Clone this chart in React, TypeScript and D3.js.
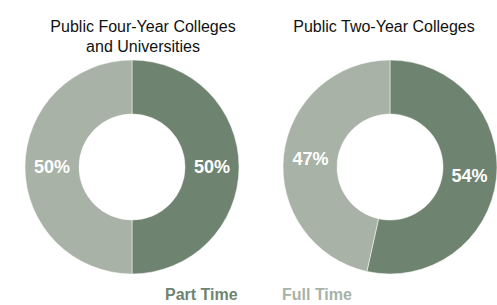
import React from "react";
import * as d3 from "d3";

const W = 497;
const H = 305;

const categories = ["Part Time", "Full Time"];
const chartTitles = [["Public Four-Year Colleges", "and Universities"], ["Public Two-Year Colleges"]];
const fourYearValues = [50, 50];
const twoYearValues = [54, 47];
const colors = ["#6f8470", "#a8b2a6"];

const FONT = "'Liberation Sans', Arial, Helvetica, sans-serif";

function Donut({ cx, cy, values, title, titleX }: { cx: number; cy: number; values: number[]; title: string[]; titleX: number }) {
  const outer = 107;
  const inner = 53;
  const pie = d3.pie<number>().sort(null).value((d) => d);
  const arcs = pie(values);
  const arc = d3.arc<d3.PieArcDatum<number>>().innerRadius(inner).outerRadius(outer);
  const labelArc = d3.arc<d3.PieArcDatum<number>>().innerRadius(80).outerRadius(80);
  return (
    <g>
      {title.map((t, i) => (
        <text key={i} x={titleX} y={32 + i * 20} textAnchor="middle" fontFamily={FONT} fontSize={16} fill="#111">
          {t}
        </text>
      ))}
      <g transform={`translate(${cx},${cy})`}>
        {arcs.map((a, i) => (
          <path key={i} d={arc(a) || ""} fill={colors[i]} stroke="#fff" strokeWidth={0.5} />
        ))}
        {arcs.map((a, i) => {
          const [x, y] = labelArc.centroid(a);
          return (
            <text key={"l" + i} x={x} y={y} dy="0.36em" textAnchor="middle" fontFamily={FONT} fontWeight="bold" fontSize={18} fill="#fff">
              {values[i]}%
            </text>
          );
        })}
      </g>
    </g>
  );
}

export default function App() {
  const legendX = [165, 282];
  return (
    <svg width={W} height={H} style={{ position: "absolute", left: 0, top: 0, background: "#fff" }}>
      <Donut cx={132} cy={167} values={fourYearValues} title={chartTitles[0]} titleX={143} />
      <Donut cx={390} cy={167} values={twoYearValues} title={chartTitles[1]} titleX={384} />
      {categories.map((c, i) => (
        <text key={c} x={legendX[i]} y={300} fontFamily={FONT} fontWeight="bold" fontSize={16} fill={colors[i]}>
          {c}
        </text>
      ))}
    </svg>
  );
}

• _Work to be completed_: Leave out the pictures and restate everything else word for word.

• _Solution to this exercise_:
Clone this chart in React, TypeScript and D3.js.
import React from "react";
import * as d3 from "d3";

const W = 497;
const H = 305;

const categories = ["Part Time", "Full Time"];
const chartTitles = [["Public Four-Year Colleges", "and Universities"], ["Public Two-Year Colleges"]];
const fourYearValues = [50, 50];
const twoYearValues = [54, 47];
const colors = ["#6f8470", "#a8b2a6"];

const FONT = "'Liberation Sans', Arial, Helvetica, sans-serif";

function Donut({ cx, cy, values, title, titleX }: { cx: number; cy: number; values: number[]; title: string[]; titleX: number }) {
  const outer = 107;
  const inner = 53;
  const pie = d3.pie<number>().sort(null).value((d) => d);
  const arcs = pie(values);
  const arc = d3.arc<d3.PieArcDatum<number>>().innerRadius(inner).outerRadius(outer);
  const labelArc = d3.arc<d3.PieArcDatum<number>>().innerRadius(80).outerRadius(80);
  return (
    <g>
      {title.map((t, i) => (
        <text key={i} x={titleX} y={32 + i * 20} textAnchor="middle" fontFamily={FONT} fontSize={16} fill="#111">
          {t}
        </text>
      ))}
      <g transform={`translate(${cx},${cy})`}>
        {arcs.map((a, i) => (
          <path key={i} d={arc(a) || ""} fill={colors[i]} stroke="#fff" strokeWidth={0.5} />
        ))}
        {arcs.map((a, i) => {
          const [x, y] = labelArc.centroid(a);
          return (
            <text key={"l" + i} x={x} y={y} dy="0.36em" textAnchor="middle" fontFamily={FONT} fontWeight="bold" fontSize={18} fill="#fff">
              {values[i]}%
            </text>
          );
        })}
      </g>
    </g>
  );
}

export default function App() {
  const legendX = [165, 282];
  return (
    <svg width={W} height={H} style={{ position: "absolute", left: 0, top: 0, background: "#fff" }}>
      <Donut cx={132} cy={167} values={fourYearValues} title={chartTitles[0]} titleX={143} />
      <Donut cx={390} cy={167} values={twoYearValues} title={chartTitles[1]} titleX={384} />
      {categories.map((c, i) => (
        <text key={c} x={legendX[i]} y={300} fontFamily={FONT} fontWeight="bold" fontSize={16} fill={colors[i]}>
          {c}
        </text>
      ))}
    </svg>
  );
}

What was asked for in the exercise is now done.